Google Cloud is extending its reach into customers’ data centers and out to the edge under its new Distributed Cloud banner, primarily aimed at customers with unique data sovereignty, latency, or local data-processing requirements. It has announced Google Distributed Cloud portfolio.
The two new options announced this week are Google Distributed Cloud Edge and Google Distributed Cloud Hosted. Both are underpinned by Google Cloud’s Anthos product, which allows customers to deploy and manage Kubernetes workloads across a variety of environments.

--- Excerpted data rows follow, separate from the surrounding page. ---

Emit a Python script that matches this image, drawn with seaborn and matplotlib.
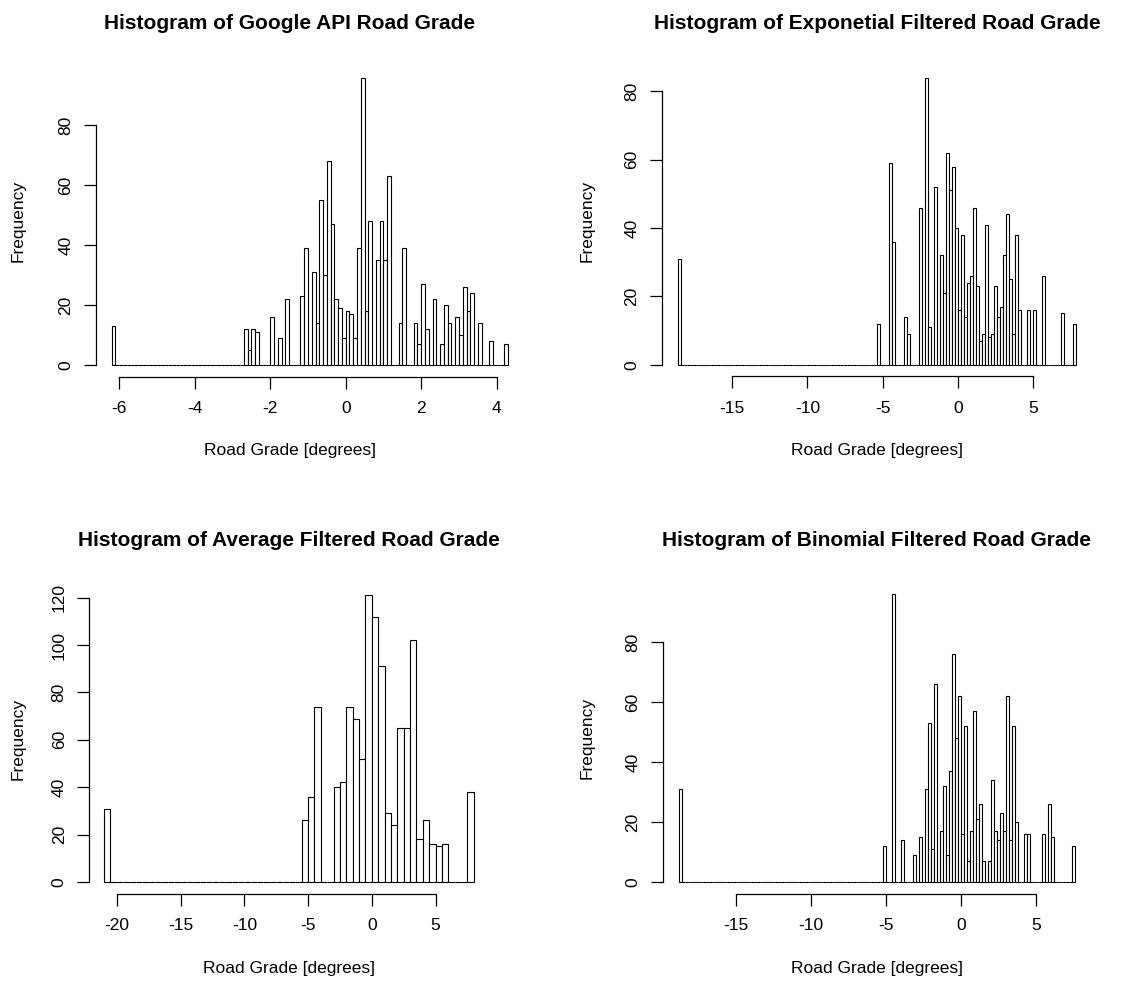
import pandas as pd
import matplotlib
matplotlib.use("Agg")
import matplotlib.pyplot as plt
import seaborn as sns

# bin centres and counts (empty bins left out)
google_grade = [-6.15, -2.65, -2.55, -2.45, -2.35, -1.95, -1.75, -1.55, -1.15, -1.05,
                -0.85, -0.75, -0.65, -0.55, -0.45, -0.35, -0.25, -0.15, -0.05, 0.05,
                0.15, 0.25, 0.35, 0.45, 0.55, 0.65, 0.85, 0.95, 1.05, 1.15,
                1.45, 1.55, 1.85, 1.95, 2.05, 2.15, 2.35, 2.55, 2.65, 2.75,
                2.95, 3.05, 3.15, 3.25, 3.35, 3.55, 3.85, 4.25]
google_count = [13, 12, 5, 12, 11, 16, 9, 22, 23, 39,
                31, 14, 55, 30, 68, 47, 22, 19, 9, 18,
                17, 9, 39, 96, 18, 48, 35, 48, 35, 63,
                14, 39, 14, 7, 27, 12, 22, 7, 20, 14,
                16, 10, 26, 18, 24, 14, 8, 7]
google_breaks = (-6.2, 4.3, 0.1)

expo_grade = [-18.5, -5.3, -4.5, -4.3, -3.5, -3.3, -2.5, -2.1, -1.9, -1.5,
              -1.1, -0.9, -0.7, -0.5, -0.3, -0.1, 0.1, 0.3, 0.5, 0.7,
              0.9, 1.1, 1.3, 1.5, 1.7, 1.9, 2.1, 2.3, 2.5, 2.7,
              2.9, 3.1, 3.3, 3.5, 3.7, 3.9, 4.1, 4.7, 5.1, 5.7,
              6.9, 7.7]
expo_count = [31, 12, 59, 36, 14, 9, 46, 84, 11, 52,
              32, 21, 62, 51, 58, 40, 16, 38, 14, 24,
              26, 46, 23, 7, 9, 41, 8, 9, 23, 14,
              17, 32, 44, 25, 9, 38, 16, 16, 16, 26,
              15, 12]
expo_breaks = (-18.6, 7.8, 0.2)

avg_grade = [-20.75, -5.25, -4.75, -4.25, -2.75, -2.25, -1.75, -1.25, -0.75, -0.25,
             0.25, 0.75, 1.25, 1.75, 2.25, 2.75, 3.25, 3.75, 4.25, 4.75,
             5.25, 5.75, 7.75]
avg_count = [31, 26, 36, 74, 40, 42, 74, 69, 52, 121,
             112, 91, 29, 24, 65, 65, 102, 18, 26, 16,
             15, 16, 38]
avg_breaks = (-21.0, 8.0, 0.5)

binom_grade = [-18.7, -5.1, -4.5, -3.9, -3.1, -2.7, -2.3, -2.1, -1.9, -1.7,
               -1.3, -1.1, -0.9, -0.7, -0.5, -0.3, -0.1, 0.1, 0.3, 0.5,
               0.7, 0.9, 1.1, 1.3, 1.5, 1.9, 2.1, 2.3, 2.5, 2.7,
               2.9, 3.1, 3.3, 3.5, 3.7, 4.3, 4.5, 5.5, 5.9, 6.1,
               7.5]
binom_count = [31, 12, 96, 14, 9, 15, 31, 53, 11, 66,
               17, 32, 9, 37, 76, 48, 62, 16, 52, 7,
               17, 57, 21, 26, 7, 7, 34, 17, 14, 23,
               17, 62, 14, 52, 20, 16, 16, 16, 26, 15,
               12]
binom_breaks = (-18.8, 7.6, 0.2)

titles = ["Histogram of Google API Road Grade",
          "Histogram of Exponetial Filtered Road Grade",
          "Histogram of Average Filtered Road Grade",
          "Histogram of Binomial Filtered Road Grade"]

W, H = 1121, 985

sns.set_style("ticks")
plt.rcParams["font.family"] = ["Liberation Sans", "DejaVu Sans"]
plt.rcParams["text.color"] = "black"
plt.rcParams["axes.labelcolor"] = "black"

fig = plt.figure(figsize=(W / 100, H / 100), dpi=100)


def px_axes(x0, x1, y0, y1):
    return fig.add_axes([x0 / W, 1 - y1 / H, (x1 - x0) / W, (y1 - y0) / H])


def draw_hist(ax, grade, count, breaks, xticks, yticks):
    start, stop, width = breaks
    n = int(round((stop - start) / width))
    edges = [round(start + width * i, 4) for i in range(n + 1)]
    df = pd.DataFrame({"grade": grade, "count": count})
    sns.histplot(data=df, x="grade", weights="count", bins=edges, ax=ax,
                 color="white", edgecolor="black", linewidth=0.8, alpha=1)
    span = edges[-1] - edges[0]
    ax.set_xlim(edges[0] - 0.04 * span, edges[-1] + 0.04 * span)
    top = max(count)
    ax.set_ylim(-0.04 * top, top * 1.04)
    for s in ["top", "right"]:
        ax.spines[s].set_visible(False)
    ax.spines["bottom"].set_bounds(xticks[0], xticks[-1])
    ax.spines["left"].set_bounds(yticks[0], yticks[-1])
    for s in ["bottom", "left"]:
        ax.spines[s].set_linewidth(0.9)
        ax.spines[s].set_color("black")
    ax.set_xticks(xticks, [str(t) for t in xticks])
    ax.set_yticks(yticks, [str(t) for t in yticks], rotation=90, va="center")
    ax.tick_params(axis="both", direction="out", length=8.3, width=0.9,
                   colors="black", labelsize=12.5, bottom=True, left=True)
    ax.tick_params(axis="x", pad=9.3)
    ax.tick_params(axis="y", pad=8)
    ax.set_xlabel("")
    ax.set_ylabel("")


panels = [
    (px_axes(95.8, 523.9, 66.0, 376.5), google_grade, google_count, google_breaks,
     [-6, -4, -2, 0, 2, 4], [0, 20, 40, 60, 80]),
    (px_axes(661.8, 1091.5, 66.2, 376.2), expo_grade, expo_count, expo_breaks,
     [-15, -10, -5, 0, 5], [0, 20, 40, 60, 80]),
    (px_axes(89.3, 488.6, 583.8, 893.5), avg_grade, avg_count, avg_breaks,
     [-20, -15, -10, -5, 0, 5], [0, 20, 40, 60, 80, 100, 120]),
    (px_axes(663.2, 1090.8, 582.5, 893.5), binom_grade, binom_count, binom_breaks,
     [-15, -10, -5, 0, 5], [0, 20, 40, 60, 80]),
]

for ax, grade, count, breaks, xt, yt in panels:
    draw_hist(ax, grade, count, breaks, xt, yt)

# titles and axis labels placed as in the reference
title_pos = [(290, 29), (877, 29), (289, 546), (877, 546)]
xlab_pos = [(290, 451), (877, 451), (289, 968), (877, 968)]
ylab_pos = [(18, 221), (587, 221), (18, 739), (587, 738)]

for t, (tx, ty), (lx, ly), (yx, yy) in zip(titles, title_pos, xlab_pos, ylab_pos):
    fig.text(tx / W, 1 - ty / H, t, ha="center", va="baseline",
             fontsize=15, fontweight="bold")
    fig.text(lx / W, 1 - ly / H, "Road Grade [degrees]", ha="center", va="center",
             fontsize=12.5)
    fig.text(yx / W, 1 - yy / H, "Frequency", ha="center", va="center",
             rotation=90, fontsize=12.5)

fig.savefig("out.png", dpi=100)
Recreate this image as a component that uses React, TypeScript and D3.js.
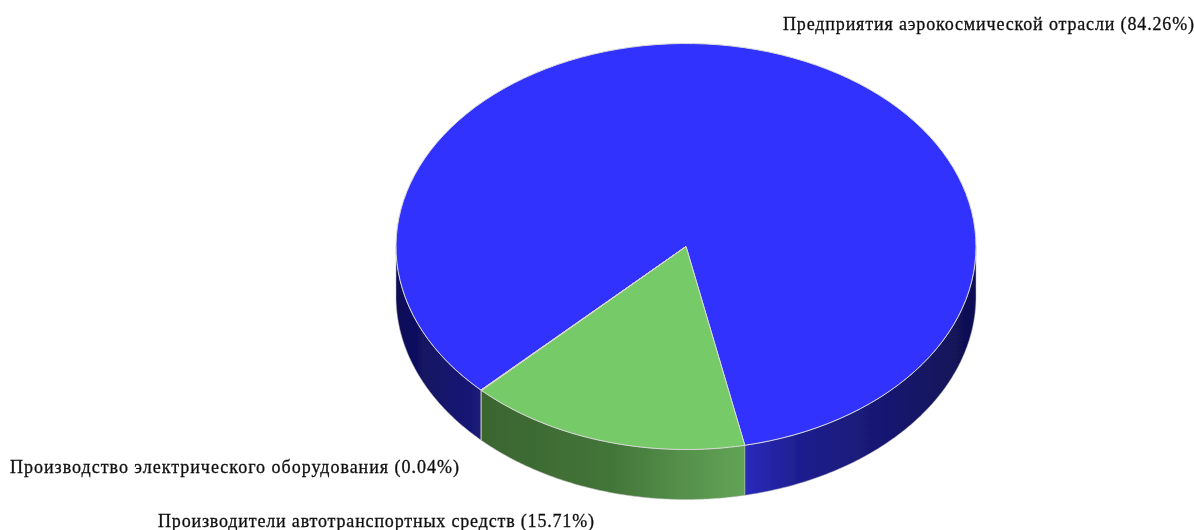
import React from "react";
import * as d3 from "d3";

const categories = ["Предприятия аэрокосмической отрасли", "Производители автотранспортных средств", "Производство электрического оборудования"];
const shares = [84.26, 15.71, 0.04];
const labelTexts = ["Предприятия аэрокосмической отрасли (84.26%)", "Производители автотранспортных средств (15.71%)", "Производство электрического оборудования (0.04%)"];
const topColors = ["#3333ff", "#76cb68", "#dddd33"];
const sideStops = [
  [["0", "#0e0e58"], ["0.14", "#1a1a78"], ["0.6", "#2a2abc"], ["0.7", "#1e1e8e"], ["0.87", "#17176c"], ["1", "#101052"]],
  [["0", "#3a652f"], ["0.5", "#437539"], ["0.75", "#548f4a"], ["1", "#62a456"]],
  [["0", "#66661a"], ["1", "#66661a"]],
];
const labelAnchors = [[783, 30], [158, 527], [10, 473]];
const labelWidths = [411, 436, 449];

const W = 1194, H = 530;
const cx = 686, cy = 246.5, rx = 290, ry = 203, depth = 50;

export default function App() {
  const pie = d3.pie<number>().sort(null).startAngle((225 * Math.PI) / 180).endAngle((585 * Math.PI) / 180);
  const arcs = pie(shares);
  const pt = (a: number, dy = 0): [number, number] => [cx + rx * Math.sin(a), cy - ry * Math.cos(a) + dy];
  const wedge = (s: number, e: number) => {
    const p = d3.path();
    p.moveTo(cx, cy);
    const n = 120;
    d3.range(n + 1).forEach(i => { const [x, y] = pt(s + ((e - s) * i) / n); p.lineTo(x, y); });
    p.closePath();
    return p.toString();
  };
  const wall = (s: number, e: number) => {
    const parts: string[] = [];
    [Math.PI / 2, Math.PI / 2 + 2 * Math.PI].forEach(lo => {
      const a = Math.max(s, lo), b = Math.min(e, lo + Math.PI);
      if (b <= a) return;
      const n = 100;
      const ts = d3.range(n + 1).map(i => a + ((b - a) * i) / n);
      const p = d3.path();
      ts.forEach((t, i) => { const [x, y] = pt(t); i ? p.lineTo(x, y) : p.moveTo(x, y); });
      ts.slice().reverse().forEach(t => { const [x, y] = pt(t, depth); p.lineTo(x, y); });
      p.closePath();
      parts.push(p.toString());
    });
    return parts.join(" ");
  };
  return (
    <svg width={W} height={H} style={{ position: "absolute", left: 0, top: 0, background: "#fff" }}>
      <defs>
        {sideStops.map((st, i) => (
          <linearGradient key={i} id={`side${i}`} gradientUnits="userSpaceOnUse"
            x1={i === 1 ? 481 : cx - rx} x2={i === 1 ? 745 : cx + rx} y1={0} y2={0}>
            {st.map(([o, c]) => <stop key={o} offset={o} stopColor={c} />)}
          </linearGradient>
        ))}
        <filter id="soft" x="-5%" y="-5%" width="110%" height="110%">
          <feGaussianBlur stdDeviation="0.55" />
        </filter>
      </defs>
      <g filter="url(#soft)">
        {arcs.map((a, i) => (
          <path key={"w" + i} d={wall(a.startAngle, a.endAngle)} fill={`url(#side${i})`} stroke="#b8b8b8" strokeWidth={0.5} data-name={categories[i]} />
        ))}
        {arcs.map((a, i) => (
          <path key={"t" + i} d={wedge(a.startAngle, a.endAngle)} fill={topColors[i]} stroke="#d8d8d8" strokeWidth={1} />
        ))}
        {labelTexts.map((t, i) => (
          <text key={t} x={labelAnchors[i][0]} y={labelAnchors[i][1]} textLength={labelWidths[i]} lengthAdjust="spacing"
            fontFamily="'Liberation Serif', serif" fontSize={18} fill="#111" stroke="#111" strokeWidth={0.3}>{t}</text>
        ))}
      </g>
    </svg>
  );
}
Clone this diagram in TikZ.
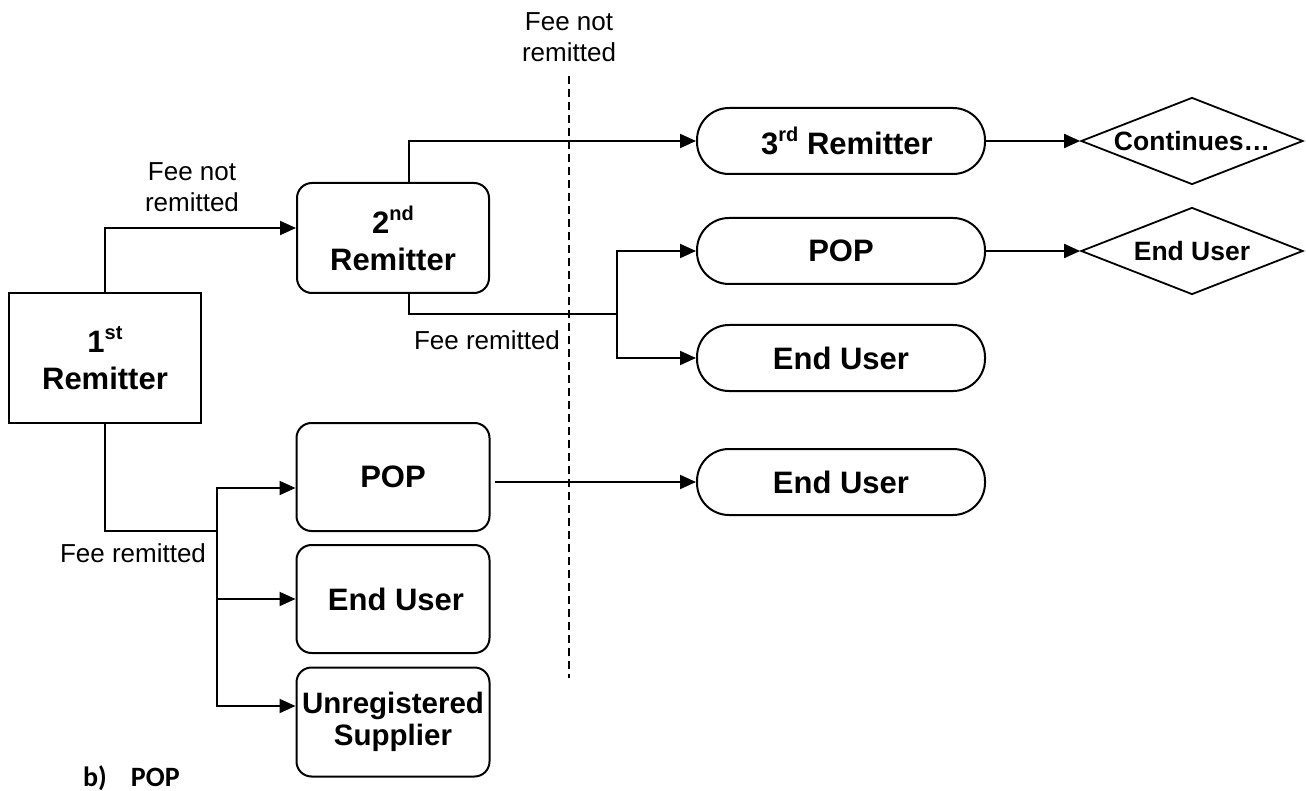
\documentclass[tikz,border=0pt]{standalone}
\usepackage{fontspec}
\setmainfont{Liberation Sans}
\newfontfamily\calfont{Carlito}
\usetikzlibrary{shapes.geometric,arrows.meta,calc}
\tikzset{
  base/.style={draw, line width=2pt, align=center, inner sep=0pt, font=\fontsize{31}{37}\selectfont\bfseries},
  sqbox/.style={base, rectangle, minimum width=192pt, minimum height=130pt},
  rbox/.style={base, rectangle, rounded corners=15pt, minimum width=193pt, minimum height=108pt},
  stad/.style={base, rectangle, rounded corners=32pt, minimum width=288pt, minimum height=66pt},
  dia/.style={draw, line width=1.8pt, diamond, aspect=2.55, inner sep=0pt, minimum width=222pt, minimum height=87pt, font=\fontsize{26.5}{30}\selectfont\bfseries},
  lbl/.style={align=center, inner sep=0pt, font=\fontsize{26}{31}\selectfont},
  conn/.style={line width=2pt},
  arr/.style={conn, -{Triangle[length=16pt,width=14pt]}}
}
\newcommand{\sups}[1]{\raisebox{0.42em}{\fontsize{20}{20}\selectfont #1}}
\begin{document}
\begin{tikzpicture}[x=1pt,y=-1pt]
\useasboundingbox (0,0) rectangle (1306,791);
% nodes
\node[sqbox] (r1) at (105,358) {1\sups{st}\\Remitter};
\node[rbox, minimum width=192pt, minimum height=110pt] (r2) at (393,238) {2\sups{nd}\\Remitter};
\node[stad] (r3) at (841,141) {\hspace*{12pt}3\sups{rd} Remitter};
\node[stad] (pop2) at (841,251) {POP};
\node[stad] (eu2) at (841,358) {End User};
\node[stad] (eu3) at (841,482) {End User};
\node[dia] (cont) at (1192,141) {Continues\ldots};
\node[dia] (eud) at (1192,251) {End User};
\node[rbox] (pop1) at (393,477) {POP};
\node[rbox] (eu1) at (393,599) {\hspace*{6pt}End User};
\node[rbox, minimum height=109pt, font=\fontsize{29.5}{35}\selectfont\bfseries] (us1) at (393,722) {Unregistered\\[-3pt]Supplier};
% coordinates
\coordinate (b2) at (617,314);
\coordinate (b1) at (217,531);
\coordinate (dtop) at (569,76);
\coordinate (dbot) at (569,678);
% dashed divider
\draw[line width=1.6pt, dash pattern=on 8pt off 5pt] (dtop) -- (dbot);
% connectors
\draw[arr] (r1.north) |- ([yshift=10pt]r2.west);
\draw[arr] ([xshift=16pt]r2.north) |- (r3.west);
\draw[conn] ([xshift=16pt]r2.south) |- (b2);
\draw[arr] (b2) |- (pop2.west);
\draw[arr] (b2) |- (eu2.west);
\draw[arr] (r3.east) -- (cont.west);
\draw[arr] (pop2.east) -- (eud.west);
\draw[conn] (r1.south) |- (b1);
\draw[arr] (b1) |- ([yshift=-11pt]pop1.west);
\draw[arr] (b1) |- (eu1.west);
\draw[arr] (b1) |- ([yshift=16pt]us1.west);
\draw[arr] ([xshift=4pt]pop1.east |- eu3.west) -- (eu3.west);
% labels
\node[lbl] (l1) at (192,187) {Fee not\\remitted};
\node[lbl] (l2) at (487,340) {Fee remitted};
\node[lbl] (l3) at (569,37) {Fee not\\remitted};
\node[lbl] (l4) at (133,553) {Fee remitted};
\node[anchor=base west, inner sep=0pt, font=\calfont\bfseries\fontsize{28}{32}\selectfont] (cap) at (83,786) {b)\hspace{24pt}POP};
\end{tikzpicture}
\end{document}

Distributed Cloud Edge is a fully managed product the company said suits running local data processing, low-latency edge compute workloads. Google said Cloud Edge allows companies to run 5G Core and radio access network (RAN) functions at the Edge, alongside enterprise applications, to support mission-critical use cases. It is available in preview.
“CSPs are looking for faster ways to deploy cloud-native network architecture that can bring flexibility and agility to their Edge solutions,” said Dan Rodriguez, VP & GM Network Platforms Group at Intel, “Google Distributed Cloud Edge will help accelerate the delivery of 5G Telco Cloud and services at the Edge leveraging Intel Smart Edge Open, Intel’s FlexRAN reference software, and Intel Xeon Scalable processors.”
“We are excited to partner with Google Cloud on Google Distributed Cloud Edge,” added Ronnie Vasishta, Senior Vice President of Telecom at Nvidia. The hardware will come from a set of launch partners such as Cisco, Dell, HPE, and NetApp, and the software is underpinned by the open source container orchestration tool Kubernetes, which originally emerged out of Google in 2014.
Together, this brings Google Cloud further in line with its rivals AWS and Microsoft Azure in offering customers more choice over how and where they run and manage enterprise workloads.